GIVEN TASK.
Every line that contains the word "this" should be copied.

LISTING.
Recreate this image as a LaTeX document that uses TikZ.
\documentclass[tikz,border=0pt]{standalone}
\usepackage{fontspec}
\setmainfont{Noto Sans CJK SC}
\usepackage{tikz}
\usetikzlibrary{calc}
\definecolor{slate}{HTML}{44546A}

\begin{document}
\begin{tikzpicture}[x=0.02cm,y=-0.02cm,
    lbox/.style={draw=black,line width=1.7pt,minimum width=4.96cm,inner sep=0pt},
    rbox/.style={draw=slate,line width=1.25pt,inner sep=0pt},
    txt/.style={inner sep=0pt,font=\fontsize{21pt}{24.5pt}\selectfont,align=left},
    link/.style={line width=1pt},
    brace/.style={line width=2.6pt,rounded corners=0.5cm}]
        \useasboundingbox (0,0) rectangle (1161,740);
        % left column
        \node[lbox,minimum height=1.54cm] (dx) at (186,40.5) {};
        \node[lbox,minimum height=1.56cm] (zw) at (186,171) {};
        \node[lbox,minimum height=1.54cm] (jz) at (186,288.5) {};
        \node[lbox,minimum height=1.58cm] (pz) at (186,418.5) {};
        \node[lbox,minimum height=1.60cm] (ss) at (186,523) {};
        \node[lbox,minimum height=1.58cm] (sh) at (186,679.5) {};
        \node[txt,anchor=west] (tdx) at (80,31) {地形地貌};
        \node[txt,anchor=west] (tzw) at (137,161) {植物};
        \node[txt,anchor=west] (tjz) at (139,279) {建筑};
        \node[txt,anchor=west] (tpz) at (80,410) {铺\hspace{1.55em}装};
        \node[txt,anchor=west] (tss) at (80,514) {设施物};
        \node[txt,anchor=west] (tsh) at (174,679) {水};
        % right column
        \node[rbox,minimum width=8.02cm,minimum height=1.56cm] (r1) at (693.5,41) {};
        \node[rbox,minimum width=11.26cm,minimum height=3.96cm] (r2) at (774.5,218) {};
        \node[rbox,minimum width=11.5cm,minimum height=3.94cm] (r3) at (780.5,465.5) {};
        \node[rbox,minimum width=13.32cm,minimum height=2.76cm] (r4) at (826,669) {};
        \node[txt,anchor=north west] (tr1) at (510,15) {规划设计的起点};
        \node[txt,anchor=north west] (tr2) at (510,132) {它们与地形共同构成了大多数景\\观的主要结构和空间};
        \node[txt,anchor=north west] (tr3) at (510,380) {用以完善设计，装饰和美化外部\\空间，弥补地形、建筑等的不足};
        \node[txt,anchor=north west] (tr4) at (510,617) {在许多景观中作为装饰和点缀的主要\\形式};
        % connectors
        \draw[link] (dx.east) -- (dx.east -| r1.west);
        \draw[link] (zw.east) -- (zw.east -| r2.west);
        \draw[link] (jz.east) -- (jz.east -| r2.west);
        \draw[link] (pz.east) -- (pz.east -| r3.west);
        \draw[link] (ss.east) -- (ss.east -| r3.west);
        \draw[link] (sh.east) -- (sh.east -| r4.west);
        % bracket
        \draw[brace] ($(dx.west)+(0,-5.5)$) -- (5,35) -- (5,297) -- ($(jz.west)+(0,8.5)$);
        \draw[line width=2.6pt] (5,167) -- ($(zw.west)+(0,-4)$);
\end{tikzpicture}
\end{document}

---

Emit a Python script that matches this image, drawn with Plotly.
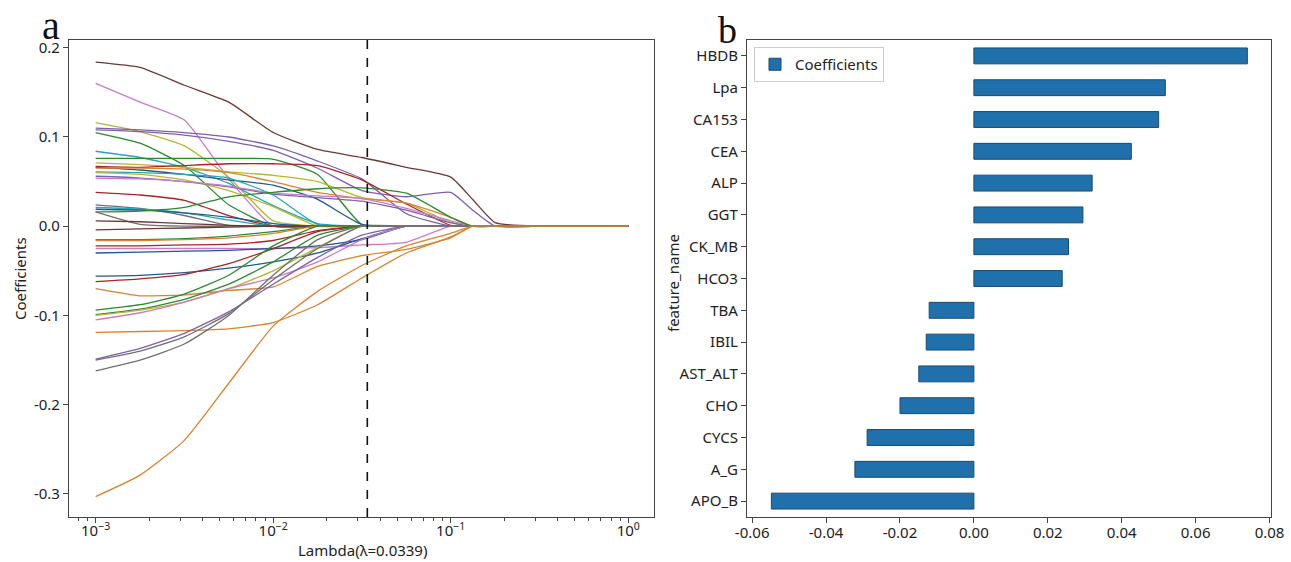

CORRECT RESULT.
Recreate this image as a LaTeX document that uses TikZ.
Emit a Python script that matches this image, drawn with Plotly.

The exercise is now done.